This was originally on our long-term radar as part of the (forever-stalled and in-discussion!) [H]PKP ticket: T92002 . The recent GlobalSign issue has highlighted the need to break this out as a higher-priority action we should take on independently of that.
We need to obtain our "unified" cert from two vendors with the same SAN set, in both ECC and RSA forms. Ideally the annual renewal time for each should be at least slightly offset (~1 month?). We'll puppetize the deployment of both keys to all of the cache clusters, including live OCSP staple fetching for both.
Only one will be in active use at any given time. The intent is that, if we run into another rare operational issue affecting a the active cert vendor, with a very trivial operational change (just a 2-3 line nginx config change + nginx reload) we can switch our infrastructure to the other cert vendor without blocking on anything complex or external to operations or the organization.

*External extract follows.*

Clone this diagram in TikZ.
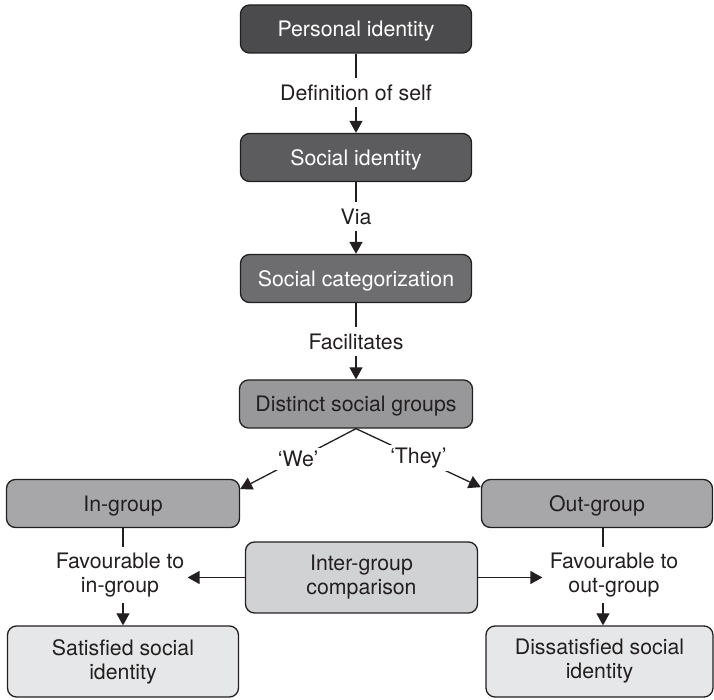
\documentclass[tikz,border=0pt]{standalone}
\usepackage{fontspec}
\setmainfont{TeX Gyre Heros}
\usetikzlibrary{arrows.meta,calc}
\definecolor{bord}{HTML}{231F20}
\definecolor{txt}{HTML}{231F20}
\definecolor{cA}{HTML}{4B4B4D}
\definecolor{cB}{HTML}{5C5C5E}
\definecolor{cC}{HTML}{6D6D6F}
\definecolor{cD}{HTML}{98989A}
\definecolor{cE}{HTML}{A7A7A9}
\definecolor{cF}{HTML}{D1D2D4}
\definecolor{cG}{HTML}{E6E7E8}
\newcommand{\fsz}{\fontsize{10.65}{12}\selectfont}
\tikzset{
  box/.style={draw=bord, line width=0.65pt, rounded corners=4.5pt,
    inner sep=0pt, align=center, font=\fsz, text=txt},
  onel/.style={text height=7.7pt, text depth=0pt, minimum height=24pt},
  twol/.style={minimum height=35.5pt},
  darkbox/.style={box, onel, text=white},
  lbl/.style={fill=white, inner xsep=0pt, inner ysep=3pt, align=center, font=\fsz, text=txt},
  lbltwo/.style={lbl, inner ysep=2.75pt},
  quo/.style={fill=white, inner sep=1.5pt, font=\fsz, text=txt},
  con/.style={draw=bord, line width=0.65pt},
  arr/.style={con, -{Triangle[length=6pt,width=6.5pt]}}
}
\begin{document}
\begin{tikzpicture}[x=0.5pt,y=-0.5pt]
\useasboundingbox (0,0) rectangle (714,700);
% boxes
\node[darkbox, fill=cA, minimum width=115.5pt] (p) at (356,29) {Personal identity};
\node[darkbox, fill=cB, minimum width=115.5pt] (s) at (356,157.5) {Social identity};
\node[darkbox, fill=cC, minimum width=115.5pt] (c) at (356,278.5) {Social categorization};
\node[box, onel, fill=cD, minimum width=116.5pt] (d) at (356,404) {Distinct social groups};
\node[box, onel, fill=cE, minimum width=116.5pt] (ing) at (123,503.5) {In-group};
\node[box, onel, fill=cE, minimum width=115.5pt] (outg) at (597,503.5) {Out-group};
\node[box, twol, fill=cF, minimum width=116pt] (ig) at (361.5,577.5) {Inter-group\\comparison};
\node[box, twol, fill=cG, minimum width=115.5pt] (sat) at (123,661.5) {Satisfied social\\identity};
\node[box, twol, fill=cG, minimum width=113.5pt] (dis) at (599.5,661.5) {Dissatisfied social\\identity};
% labels
\node[lbl] (l1) at (356,92.5) {Definition of self};
\node[lbl] (l2) at (356,216.5) {Via};
\node[lbl] (l3) at (356,341.5) {Facilitates};
\node[lbltwo] (fl) at (120,575.3) {Favourable to\\in-group};
\node[lbltwo] (fr) at (614,575.3) {Favourable to\\out-group};
\coordinate (rx) at (603,0);
% connectors
\draw[con] (p.south) -- (l1.north);
\draw[arr] (l1.south) -- (s.north);
\draw[con] (s.south) -- (l2.north);
\draw[arr] (l2.south) -- (c.north);
\draw[con] (c.south) -- (l3.north);
\draw[arr] (l3.south) -- (d.north);
\draw[arr] (d.south) -- node[quo] {‘We’} (ing.7.5);
\draw[arr] (d.south) -- node[quo] {‘They’} (outg.172.5);
\draw[con] (ing.south) -- (ing.south |- fl.north);
\draw[arr] (ing.south |- fl.south) -- (sat.north);
\draw[con] (rx |- outg.south) -- (rx |- fr.north);
\draw[arr] (rx |- fr.south) -- (rx |- dis.north);
\draw[arr, shorten >=1.5pt] (ig.west) -- (fl.east |- ig.west);
\draw[arr, shorten >=3.5pt] (ig.east) -- (fr.west |- ig.east);
\end{tikzpicture}
\end{document}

It's tempting to consider keeping both certs live on different clusters/hosts, but this would probably not be worth the confusion it could cause, and may have subtle negative effects that are difficult to predict (e.g. perf, HTTP/2 coalesce, etc).
Vendor selection is out of scope in this ticket, but essentially we need to select two separate, independent vendors (no shared trust chain) we can trust which meet all of our operational needs (especially: easy issue of large SAN lists with multiple wildcards and dual-issue of ECC+RSA certs).
What is in scope for this ticket is making the actual changes necessary to deploy the dual-vendor keys after we've purchased them, and documenting a simple procedure for switching them.